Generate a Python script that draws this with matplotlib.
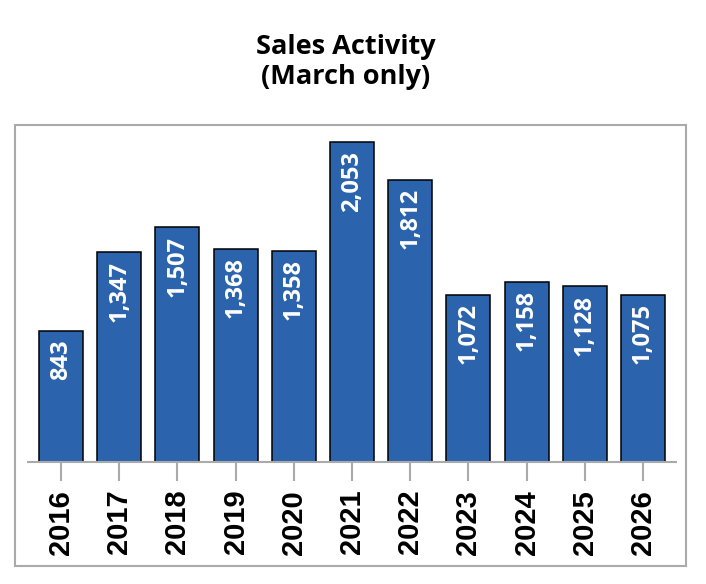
import matplotlib.pyplot as plt
from matplotlib.patches import Rectangle

# data
years = ['2016', '2017', '2018', '2019', '2020', '2021', '2022', '2023', '2024', '2025', '2026']
sales = [843, 1347, 1507, 1368, 1358, 2053, 1812, 1072, 1158, 1128, 1075]

bar_color = '#2b63ad'

fig = plt.figure(figsize=(7.06, 5.84), dpi=100)

# outer gray frame around the plot area
fig.patches.append(Rectangle((15 / 706, 1 - 566 / 584), 671 / 706, 441 / 584,
                             transform=fig.transFigure, fill=False,
                             edgecolor='#aaaaaa', linewidth=1.5))

ax = fig.add_axes([28 / 706, 1 - 462 / 584, 648 / 706, 332 / 584])
x = list(range(len(years)))
bars = ax.bar(x, sales, width=0.755, color=bar_color, edgecolor='black', linewidth=1.1)

ax.set_xlim(-0.567, 10.567)
ax.set_ylim(0, 2132)

for spine in ['top', 'right', 'left']:
    ax.spines[spine].set_visible(False)
ax.spines['bottom'].set_color('#aaaaaa')
ax.spines['bottom'].set_linewidth(1.5)
ax.set_yticks([])
ax.set_xticks(x)
ax.set_xticklabels(years, rotation=90, fontsize=21, fontweight='bold',
                   family='Liberation Sans')
ax.tick_params(axis='x', length=14, width=1.5, color='#aaaaaa', pad=6)

# value labels inside bars
for xi, v in zip(x, sales):
    ax.annotate(f'{v:,}', (xi, v), xytext=(0, -6), textcoords='offset points',
                rotation=90, ha='center', va='top', color='white',
                fontsize=17, fontweight='bold', family='Open Sans')

fig.text(346 / 706, 1 - 62 / 584, 'Sales Activity\n(March only)', ha='center', va='center',
         fontsize=19.5, fontweight='bold', family='Open Sans', linespacing=1.2)

fig.savefig('out.png', dpi=100)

_INSTRUCTIONS FOR THE TASK_.
Reproduce the material above from its first line through the line containing "color=bar_color, edgecolor='black', linewidth=1.1)", both ends included, and skip every picture.

_TASK ANSWER_.
Generate a Python script that draws this with matplotlib.
import matplotlib.pyplot as plt
from matplotlib.patches import Rectangle

# data
years = ['2016', '2017', '2018', '2019', '2020', '2021', '2022', '2023', '2024', '2025', '2026']
sales = [843, 1347, 1507, 1368, 1358, 2053, 1812, 1072, 1158, 1128, 1075]

bar_color = '#2b63ad'

fig = plt.figure(figsize=(7.06, 5.84), dpi=100)

# outer gray frame around the plot area
fig.patches.append(Rectangle((15 / 706, 1 - 566 / 584), 671 / 706, 441 / 584,
                             transform=fig.transFigure, fill=False,
                             edgecolor='#aaaaaa', linewidth=1.5))

ax = fig.add_axes([28 / 706, 1 - 462 / 584, 648 / 706, 332 / 584])
x = list(range(len(years)))
bars = ax.bar(x, sales, width=0.755, color=bar_color, edgecolor='black', linewidth=1.1)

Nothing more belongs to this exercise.